En virtud de que el sistema de pago está vinculado al destajo, los
jornaleros se apoyan en el trabajo de sus parejas y sus hijos. Basta
señalar que 45 por ciento de la población es femenina. El producto de la
labor de todos ellos se suma al pago que se hace al padre o madre de
familia; en el mejor de los casos, únicamente el jornalero es
considerado asalariado. La necesidad de la gente que trabaja es tal, que
la labor de los menores no se resuelve impidiéndoles su trabajo, razón
por la cual fracasan las políticas que se limitan a prohibir el trabajo
de los niños, sin asegurar, en cambio, ingresos para que la familia no
se vea obligada a hacer este esfuerzo.
Cada ocasión que explota un problema social salen a relucir
los parásitos que actúan como cómplices en la postración de los más
débiles. En este caso se trata de una red de actores que toman ventaja
de la indefensión de los jornaleros. Los líderes de los sindicatos
oficiales, con las siglas de siempre, forman parte de esta lista. Por
ello el primer punto del pliego petitorio es
la revocación del contrato colectivo firmado por la CTM y la CROM con la Asociación de Agricultores, por las graves violaciones a nuestros derechos laborales y humanos.
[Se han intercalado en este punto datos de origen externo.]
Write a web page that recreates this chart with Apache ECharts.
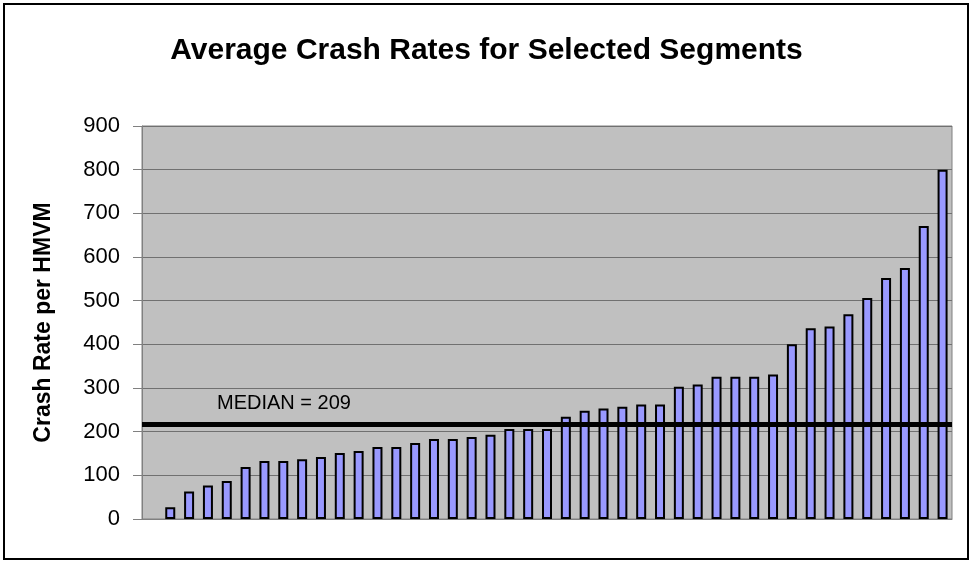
<!DOCTYPE html>
<html>
<head>
<meta charset="utf-8">
<title>Average Crash Rates for Selected Segments</title>
<script src="https://cdn.jsdelivr.net/npm/echarts@6/dist/echarts.min.js"></script>
<style>
  html, body { margin: 0; padding: 0; background: #fff; }
  #chart { width: 973px; height: 561px; }
</style>
</head>
<body>
<div id="chart"></div>
<script>
// first slot is empty in the original chart
var segments = ['']
for (var i = 1; i <= 42; i++) {
  segments.push('Segment ' + i)
}
var crashRates = ['-', 27, 63, 77, 87, 119, 133, 133, 137, 142, 151, 156, 165, 165, 174, 183, 183, 188, 193, 206, 206,
  206, 234, 248, 253, 257, 262, 262, 303, 308, 326, 326, 326, 331, 400, 437, 441, 469, 506, 552, 575, 671, 800]
var yTicks = [0, 100, 200, 300, 400, 500, 600, 700, 800, 900]
var medianLineAt = 217
var medianLabel = 209

var font = '"Liberation Sans", Arial, sans-serif'
var myChart = echarts.init(document.getElementById('chart'))

myChart.setOption({
  backgroundColor: '#ffffff',
  animation: false,
  title: {
    text: 'Average Crash Rates for Selected Segments',
    left: 'center',
    top: 36,
    padding: 0,
    textStyle: {
      fontFamily: font,
      fontSize: 30,
      fontWeight: 'bold',
      color: '#000'
    }
  },
  grid: {
    left: 142,
    right: 21,
    top: 126,
    bottom: 42,
    show: true,
    backgroundColor: '#c0c0c0',
    borderColor: '#808080',
    borderWidth: 1
  },
  xAxis: {
    type: 'category',
    data: segments,
    axisLabel: { show: false },
    axisTick: { show: false },
    axisLine: { lineStyle: { color: '#808080', width: 1 } }
  },
  yAxis: {
    type: 'value',
    min: yTicks[0],
    max: yTicks[yTicks.length - 1],
    interval: 100,
    name: 'Crash Rate per HMVM',
    nameLocation: 'middle',
    nameGap: 87,
    nameTextStyle: {
      fontFamily: font,
      fontSize: 23,
      fontWeight: 'bold',
      color: '#000'
    },
    axisLine: { show: true, lineStyle: { color: '#808080', width: 1 } },
    axisTick: { show: true, length: 9, lineStyle: { color: '#808080' } },
    axisLabel: {
      margin: 22,
      fontFamily: font,
      fontSize: 22,
      color: '#000'
    },
    splitLine: { lineStyle: { color: '#707070', width: 1 } }
  },
  series: [
    {
      name: 'Crash Rate',
      type: 'bar',
      data: crashRates,
      barWidth: 10,
      itemStyle: {
        color: '#9999ff',
        borderColor: '#000',
        borderWidth: 2
      },
      markLine: {
        silent: true,
        symbol: 'none',
        label: { show: false },
        lineStyle: { color: '#000', width: 5, type: 'solid' },
        data: [{ yAxis: medianLineAt }]
      }
    }
  ],
  graphic: [
    {
      type: 'text',
      left: 217,
      top: 393,
      style: {
        text: 'MEDIAN = ' + medianLabel,
        fontFamily: font,
        fontSize: 20,
        fill: '#000'
      }
    },
    {
      type: 'rect',
      shape: { x: 4, y: 4, width: 964, height: 555 },
      style: { fill: 'none', stroke: '#000', lineWidth: 2 }
    }
  ]
})
</script>
</body>
</html>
Cualquiera se hubiera imaginado que el reclamo fuera el respeto al contrato colectivo, pero no fue así, porque, como existe en todo el país, se trata de un convenio de trabajo de protección patronal.
En la medida en que pasan los días crece la solidaridad nacional e
internacional con estos luchadores en favor de la vida, no sólo por lo
justo y elemental de sus reclamos, sino porque se ha exhibido la maraña
de intereses que explican su estado de indefensión, encabezados por los
propietarios de las empresas agroexportadoras, muchos de ellos,
funcionarios gubernamentales que han hecho grandes negocios con este
modelo de explotación, aprovechando sus relaciones políticas para lograr
que los gobiernos abdiquen de su función fiscalizadora y actúen en
complicidad para lograr que la ley sea letra muerta.
A pesar de algunas bajas, el paro de labores logró importantes
logros; por un lado, ha roto el bloqueo informativo y sus demandas se
extienden en el país; por el otro, ha convocado a una creciente
solidaridad al otro lado de la frontera, donde las principales
organizaciones gremiales se han pronunciado en su favor concretando una
acción binacional sin precedente. Esto fortalece el movimiento, no sólo
por la ayuda directa a los jornaleros, sino por la capacidad de
presionar a los empresarios en el propio terreno del mercado al que
exportan.
El gobierno y los empresarios saben que estos movimientos son una
chispa difícil de apagar, en un pajar de tantas iniquidades, por ello se
verán obligados a negociar en términos distintos a los planteados hasta
ahora, con los jornaleros y con su asociación, la Alianza de
organizaciones por la justicia social. Basta un poco de flexibilidad e
inteligencia para entenderlo.
Los jornaleros, además del avance que lograrán para mejorar sus
condiciones de vida y laborales, tendrán como ganancia haber
experimentado el poder de su fuerza organizada de una manera autónoma.
Hasta ahora, sólo los empresarios contaban con una organización que
representara sus intereses: la Asociación de Agricultores, que es una
especie de Coparmex; ahora los jornaleros tienen su alianza, que llegó
para quedarse. Ahora y en el futuro tendrán que negociar con
trabajadores que tuvieron la capacidad de construir y presentar un
reclamo común. Apoyar sus demandas es un deber ético y social.